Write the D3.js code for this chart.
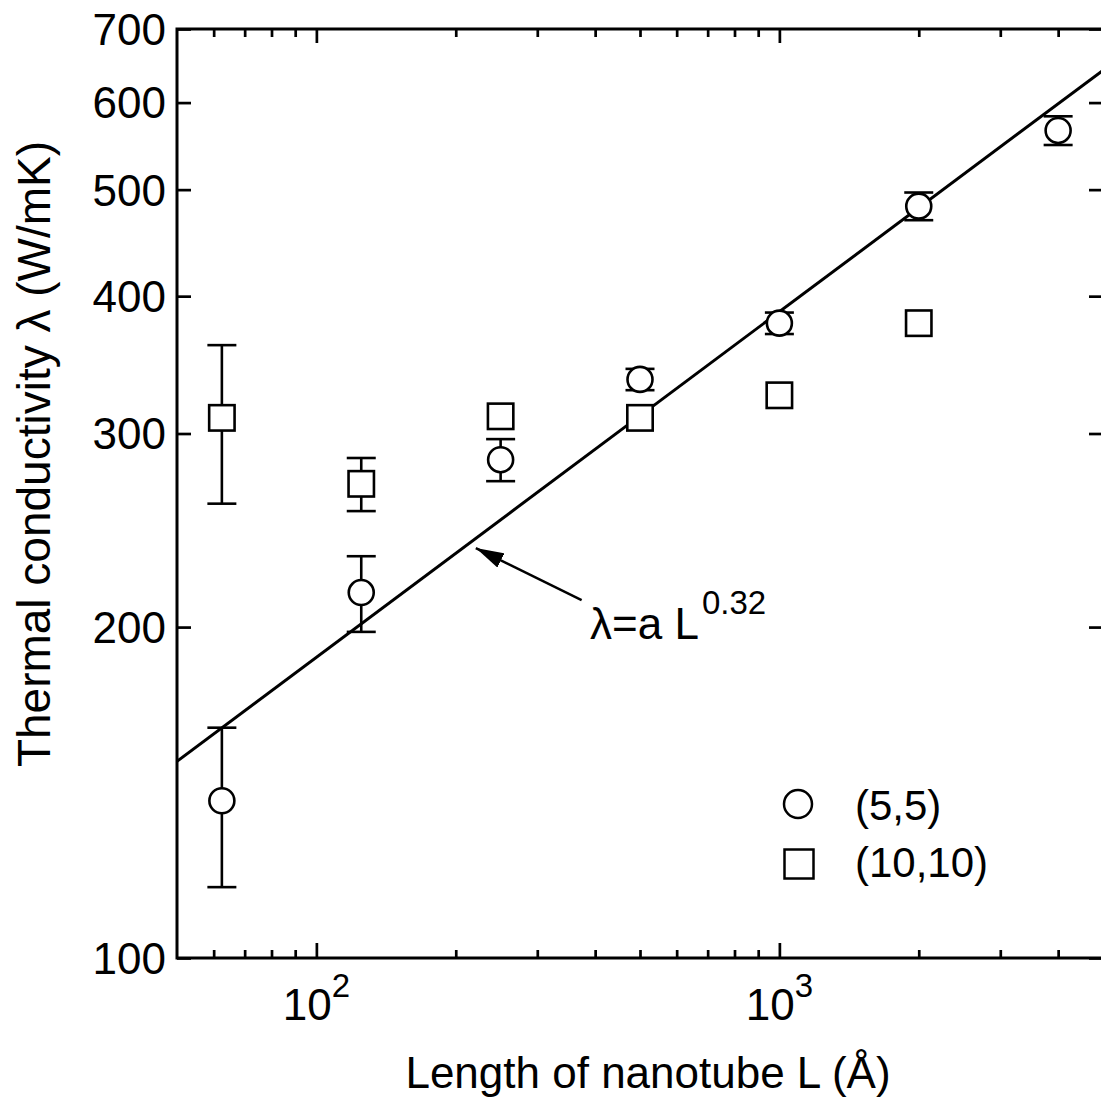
<!DOCTYPE html>
<html>
<head>
<meta charset="utf-8">
<script src="https://cdn.jsdelivr.net/npm/d3@7"></script>
<style>
  body { margin: 0; background: #fff; }
  svg { display: block; font-family: "Liberation Sans", Arial, sans-serif; }
  .tick text { font-size: 44px; fill: #000; }
</style>
</head>
<body>
<div id="chart"></div>
<script>
// nanotube length (Angstrom)
var lengths55 = [62.5, 125, 250, 500, 1000, 2000, 4000];
var lambda55 = [139, 215, 284, 336, 378, 483, 566];
var err55 = [23, 17, 12.5, 7.5, 8.5, 14, 17];

var lengths1010 = [62.5, 125, 250, 500, 1000, 2000];
var lambda1010 = [310, 270, 311, 310, 325, 378];
var err1010 = [51, 15, 0, 0, 0, 0];

// power law fit, drawn across the whole x range
var fitL = [50, 5000];
var fitLambda = [151, 642];

var yTicks = [100, 200, 300, 400, 500, 600, 700];
var xMajor = [100, 1000];
var xMinor = [60, 70, 80, 90, 200, 300, 400, 500, 600, 700, 800, 900, 2000, 3000, 4000];
var xLabels = [{ v: 100, base: "10", exp: "2" }, { v: 1000, base: "10", exp: "3" }];

var width = 1101, height = 1104;
var margin = { top: 29, left: 177, right: 1103, bottom: 958 };

var svg = d3.select("#chart").append("svg")
    .attr("width", width)
    .attr("height", height);

var x = d3.scaleLog().domain([50, 5000]).range([margin.left, margin.right]);
var y = d3.scaleLog().domain([100, 700]).range([margin.bottom, margin.top]);

svg.append("clipPath").attr("id", "plotClip")
    .append("rect")
    .attr("x", margin.left).attr("y", margin.top)
    .attr("width", margin.right - margin.left)
    .attr("height", margin.bottom - margin.top);

//axes: ticks point inward on all four sides
function styleAxis(g) {
    g.select(".domain").remove();
    g.selectAll(".tick line").attr("stroke", "#000").attr("stroke-width", 2.7);
}

svg.append("g").attr("transform", "translate(0," + margin.bottom + ")")
    .call(d3.axisBottom(x).tickValues(xMajor).tickSize(-15).tickFormat(""))
    .call(styleAxis);
svg.append("g").attr("transform", "translate(0," + margin.bottom + ")")
    .call(d3.axisBottom(x).tickValues(xMinor).tickSize(-8).tickFormat(""))
    .call(styleAxis);
svg.append("g").attr("transform", "translate(0," + margin.top + ")")
    .call(d3.axisTop(x).tickValues(xMajor).tickSize(-14).tickFormat(""))
    .call(styleAxis);
svg.append("g").attr("transform", "translate(0," + margin.top + ")")
    .call(d3.axisTop(x).tickValues(xMinor).tickSize(-8).tickFormat(""))
    .call(styleAxis);

svg.append("g").attr("transform", "translate(" + margin.left + ",0)")
    .call(d3.axisLeft(y).tickValues(yTicks).tickSize(-14).tickPadding(11).tickFormat(d3.format("d")))
    .call(styleAxis)
    .selectAll(".tick text").attr("dy", "0.35em");
svg.append("g").attr("transform", "translate(" + margin.right + ",0)")
    .call(d3.axisRight(y).tickValues(yTicks).tickSize(-14).tickFormat(""))
    .call(styleAxis);

// x labels with exponents
var xl = svg.append("g").selectAll("text").data(xLabels).enter().append("text")
    .attr("x", function (d) { return x(d.v); })
    .attr("y", 1020)
    .attr("text-anchor", "middle")
    .attr("font-size", 44);
xl.append("tspan").text(function (d) { return d.base; });
xl.append("tspan").attr("dy", -23).attr("font-size", 33).text(function (d) { return d.exp; });

// frame
svg.append("rect")
    .attr("x", margin.left).attr("y", margin.top)
    .attr("width", margin.right - margin.left)
    .attr("height", margin.bottom - margin.top)
    .attr("fill", "none").attr("stroke", "#000").attr("stroke-width", 3);

// fit line
var line = d3.line().x(function (d) { return x(d[0]); }).y(function (d) { return y(d[1]); });
svg.append("path")
    .datum(d3.zip(fitL, fitLambda))
    .attr("clip-path", "url(#plotClip)")
    .attr("d", line)
    .attr("fill", "none").attr("stroke", "#000").attr("stroke-width", 3);

// series
function drawSeries(ls, vals, errs, shape) {
    var pts = ls.map(function (l, i) { return { l: l, v: vals[i], e: errs[i] }; });
    var g = svg.append("g").attr("stroke", "#000").attr("stroke-width", 2.6);
    var eb = g.selectAll(".err").data(pts.filter(function (d) { return d.e > 0; })).enter().append("g");
    eb.append("line")
        .attr("x1", function (d) { return x(d.l); }).attr("x2", function (d) { return x(d.l); })
        .attr("y1", function (d) { return y(d.v - d.e); }).attr("y2", function (d) { return y(d.v + d.e); });
    [-1, 1].forEach(function (s) {
        eb.append("line")
            .attr("x1", function (d) { return x(d.l) - 14.5; }).attr("x2", function (d) { return x(d.l) + 14.5; })
            .attr("y1", function (d) { return y(d.v + s * d.e); }).attr("y2", function (d) { return y(d.v + s * d.e); });
    });
    if (shape === "circle") {
        g.selectAll("circle").data(pts).enter().append("circle")
            .attr("cx", function (d) { return x(d.l); })
            .attr("cy", function (d) { return y(d.v); })
            .attr("r", 12.5)
            .attr("fill", "#fff");
    } else {
        g.selectAll("rect").data(pts).enter().append("rect")
            .attr("x", function (d) { return x(d.l) - 12.7; })
            .attr("y", function (d) { return y(d.v) - 12.7; })
            .attr("width", 25.4).attr("height", 25.4)
            .attr("fill", "#fff");
    }
}
drawSeries(lengths1010, lambda1010, err1010, "square");
drawSeries(lengths55, lambda55, err55, "circle");

// annotation arrow
svg.append("defs").append("marker")
    .attr("id", "arrowHead")
    .attr("viewBox", "0 0 28 16")
    .attr("refX", 28).attr("refY", 8)
    .attr("markerWidth", 28).attr("markerHeight", 16)
    .attr("markerUnits", "userSpaceOnUse")
    .attr("orient", "auto")
    .append("path").attr("d", "M0,0 L28,8 L0,16 Z").attr("fill", "#000");

svg.append("line")
    .attr("x1", x(374)).attr("y1", y(211.6))
    .attr("x2", x(221)).attr("y2", y(236))
    .attr("stroke", "#000").attr("stroke-width", 2.5)
    .attr("marker-end", "url(#arrowHead)");

var formula = svg.append("text")
    .attr("x", x(390)).attr("y", y(195))
    .attr("font-size", 44);
formula.append("tspan").text("λ=a L");
formula.append("tspan").attr("dy", -25).attr("dx", 3).attr("font-size", 33).text("0.32");

// legend
var legend = svg.append("g");
legend.append("circle").attr("cx", 798).attr("cy", 804).attr("r", 14)
    .attr("fill", "none").attr("stroke", "#000").attr("stroke-width", 2.5);
legend.append("rect").attr("x", 784.5).attr("y", 849.5).attr("width", 29).attr("height", 29)
    .attr("fill", "none").attr("stroke", "#000").attr("stroke-width", 2.5);
legend.append("text").attr("x", 855).attr("y", 820).attr("font-size", 42).text("(5,5)");
legend.append("text").attr("x", 855).attr("y", 877).attr("font-size", 42).text("(10,10)");

// axis titles
svg.append("text")
    .attr("x", 648).attr("y", 1088)
    .attr("text-anchor", "middle")
    .attr("font-size", 44)
    .text("Length of nanotube L (Å)");

svg.append("text")
    .attr("transform", "translate(50,454) rotate(-90)")
    .attr("text-anchor", "middle")
    .attr("font-size", 46)
    .text("Thermal conductivity λ (W/mK)");
</script>
</body>
</html>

-=-=-=-=-

Print the data above verbatim from the first line through the line holding "var fitLambda = [151, 642];", leaving every picture out.

> _Full answer_
Write the D3.js code for this chart.
<!DOCTYPE html>
<html>
<head>
<meta charset="utf-8">
<script src="https://cdn.jsdelivr.net/npm/d3@7"></script>
<style>
  body { margin: 0; background: #fff; }
  svg { display: block; font-family: "Liberation Sans", Arial, sans-serif; }
  .tick text { font-size: 44px; fill: #000; }
</style>
</head>
<body>
<div id="chart"></div>
<script>
// nanotube length (Angstrom)
var lengths55 = [62.5, 125, 250, 500, 1000, 2000, 4000];
var lambda55 = [139, 215, 284, 336, 378, 483, 566];
var err55 = [23, 17, 12.5, 7.5, 8.5, 14, 17];

var lengths1010 = [62.5, 125, 250, 500, 1000, 2000];
var lambda1010 = [310, 270, 311, 310, 325, 378];
var err1010 = [51, 15, 0, 0, 0, 0];

// power law fit, drawn across the whole x range
var fitL = [50, 5000];
var fitLambda = [151, 642];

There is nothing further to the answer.